I have at times wondered why, a century after the event, the sinking of the Titanic continues to receive as much attention as it does. There have been bigger ships (the supertankers and aircraft carriers aside, there have been been bigger liners, like today's colossal Oasis class ships), and deadlier maritime disasters (like the sinking of the Wilhelm Gustoff, which killed more than 9,000, and the Goya, which killed more than 6,000, compared with the 1,500 who died when the Titanic went down). The sinking of another British ocean liner, the Lusitania, just three years later, took nearly as many lives (almost 1,200), and had a far greater significance for the course of world history given its impact on international opinion during World War I.
Part of this seems a reflection of the memorialization of the event, which in turn has made it better known and therefore more likely to be memorialized yet again, as has certainly happened on the movie screen – in 1955's A Night to Remember (adapted from Walter Lord's successful book by Eric Ambler), in 1964's The Unsinkable Molly Brown (based on the hit play), and of course, in 1997's James Cameron's Titanic (one of the biggest blockbusters in history). But this hardly explains why the event was memorialized in the first place, or why the retelling of the story as fiction and nonfiction continues to find an interested audience.
It seems notable that the Titanic was a Belfast-built ship of the British White Star line, bound from Southampton, England for New York, which sank off Newfoundland, Canada – and did so in peacetime, when ships might have been expected to safely cross the ocean, and sailing associated with pleasure rather than necessity and danger. By contrast, the Gustoff and Goya were German ships sunk by Soviet submarines in the Baltic in the last months of World War II, denying them such resonance for the English-speaking world. At the same time, the absence of the obvious political freight of events like the sinking of the Gustoff, or the Lusitania, from the story of the Titanic; the remembrance of the ship as the epitome of luxury in its era; and the presence of numerous celebrities of the day on its passenger list (members of the Astor and Guggenheim families among them); makes it suitable raw material for those inclined to present the human experience as a collection of "stories for the amusement of the comfortable classes" (as Gore Vidal once said of a particular bestselling historian).

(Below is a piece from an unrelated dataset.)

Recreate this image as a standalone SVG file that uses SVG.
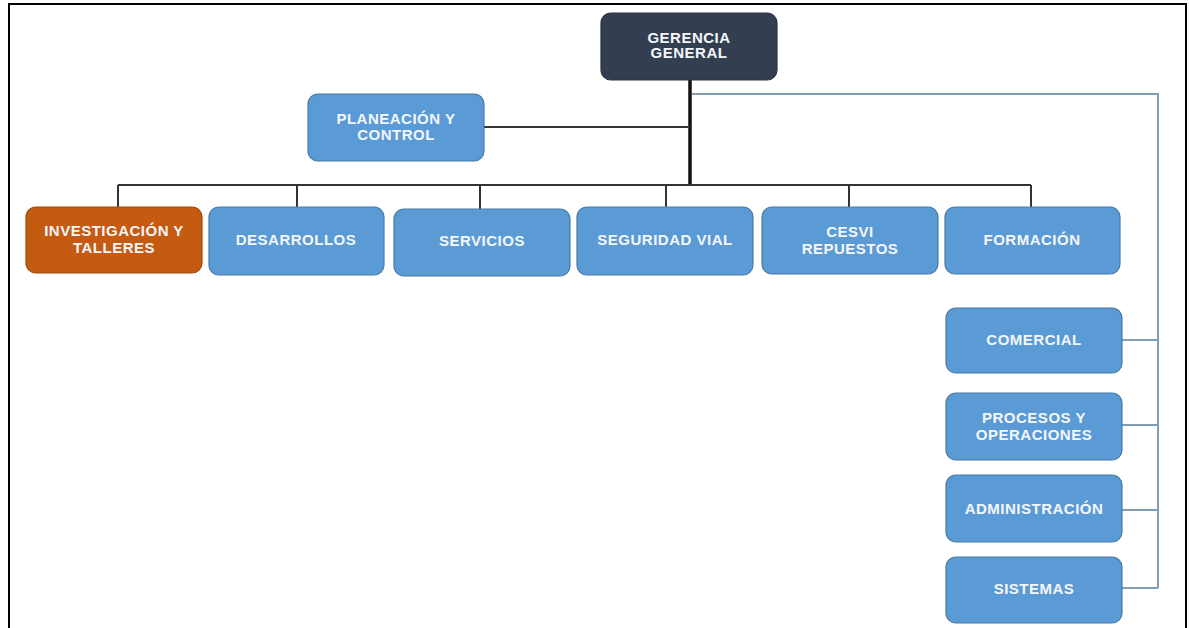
<svg xmlns="http://www.w3.org/2000/svg" width="1189" height="628" viewBox="0 0 1189 628">
<style>
.box{fill:#5b9bd5;stroke:#4a7aa6;stroke-width:1.2}
.dark{fill:#333f50;stroke:#2a3442;stroke-width:1.2}
.orange{fill:#c55a11;stroke:#9e4a12;stroke-width:1.2}
text{font-family:"Liberation Sans",Arial,sans-serif;font-weight:bold;font-size:15px;letter-spacing:0.5px;fill:#f4f6fb;text-anchor:middle}
.k{stroke:#333;stroke-width:2;fill:none}
.b{stroke:#7f9db5;stroke-width:2;fill:none}
</style>
<rect width="1189" height="628" fill="#fff"/>
<g id="frame" stroke="#000" stroke-width="2" fill="none">
<path d="M9 628V4H1186V628"/>
</g>
<g id="connectors">
<path d="M690 80V185" style="stroke:#111;stroke-width:3.5;fill:none"/>
<path class="k" d="M484 127H690"/>
<path class="k" d="M118 185H1031M118 185V207M297 185V207M480 185V209M666 185V207M849 185V207M1031 185V207"/>
<path class="b" d="M692 94H1158V588"/>
<path class="b" d="M1122 340H1158M1122 425H1158M1122 510H1158M1122 588H1158"/>
</g>
<g id="gerencia"><rect class="dark" x="601" y="13" width="176" height="67" rx="10"/><text x="689" y="42.5">GERENCIA</text><text x="689" y="57.5">GENERAL</text></g>
<g id="planeacion"><rect class="box" x="308" y="94" width="176" height="67" rx="10"/><text x="396" y="123.5">PLANEACIÓN Y</text><text x="396" y="140">CONTROL</text></g>
<g id="investigacion"><rect class="orange" x="26" y="207" width="176" height="66" rx="10"/><text x="114" y="235.5">INVESTIGACIÓN Y</text><text x="114" y="252.5">TALLERES</text></g>
<g id="desarrollos"><rect class="box" x="209" y="207" width="175" height="68" rx="10"/><text x="296" y="244.5">DESARROLLOS</text></g>
<g id="servicios"><rect class="box" x="394" y="209" width="176" height="67" rx="10"/><text x="482" y="245.5">SERVICIOS</text></g>
<g id="seguridad"><rect class="box" x="577" y="207" width="176" height="68" rx="10"/><text x="665" y="245">SEGURIDAD VIAL</text></g>
<g id="cesvi"><rect class="box" x="762" y="207" width="176" height="67" rx="10"/><text x="850" y="237">CESVI</text><text x="850" y="253.5">REPUESTOS</text></g>
<g id="formacion"><rect class="box" x="945" y="207" width="175" height="67" rx="10"/><text x="1032" y="244.5">FORMACIÓN</text></g>
<g id="comercial"><rect class="box" x="946" y="308" width="176" height="65" rx="10"/><text x="1034" y="344.5">COMERCIAL</text></g>
<g id="procesos"><rect class="box" x="946" y="393" width="176" height="67" rx="10"/><text x="1034" y="422.5">PROCESOS Y</text><text x="1034" y="439.5">OPERACIONES</text></g>
<g id="administracion"><rect class="box" x="946" y="475" width="176" height="67" rx="10"/><text x="1034" y="513.5">ADMINISTRACIÓN</text></g>
<g id="sistemas"><rect class="box" x="946" y="557" width="176" height="66" rx="10"/><text x="1034" y="593.5">SISTEMAS</text></g>
</svg>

Yet, even if one can approach the story in this way, the event also lends itself to an extraordinary range of allegories and comments. One can see in the disparities of wealth and position among those who journeyed aboard the ship, the collision with the iceberg, the handling of the accident and the aftermath a story of the technological hubris, corporate irresponsibility, and social inequality of an era that in its fundamentals is not much different from our own. (James Cameron, certainly, has highlighted this side of the story in his comments about his film.) At the same time, the 1912 disaster can appear like one of the last moments of the long nineteenth century that has been such an object of nostalgia, and a foreshadowing of the disasters that lay ahead. (Indeed, the first episode of Downton Abbey opened with a telegram regarding the ship's sinking, and the death of the heir to the titular estate.) Indeed, the fascination of the Titanic appears a miniature version of the hold that period has on our imaginations – the Victorian-Edwardian era both as we knew it, and as it might have been.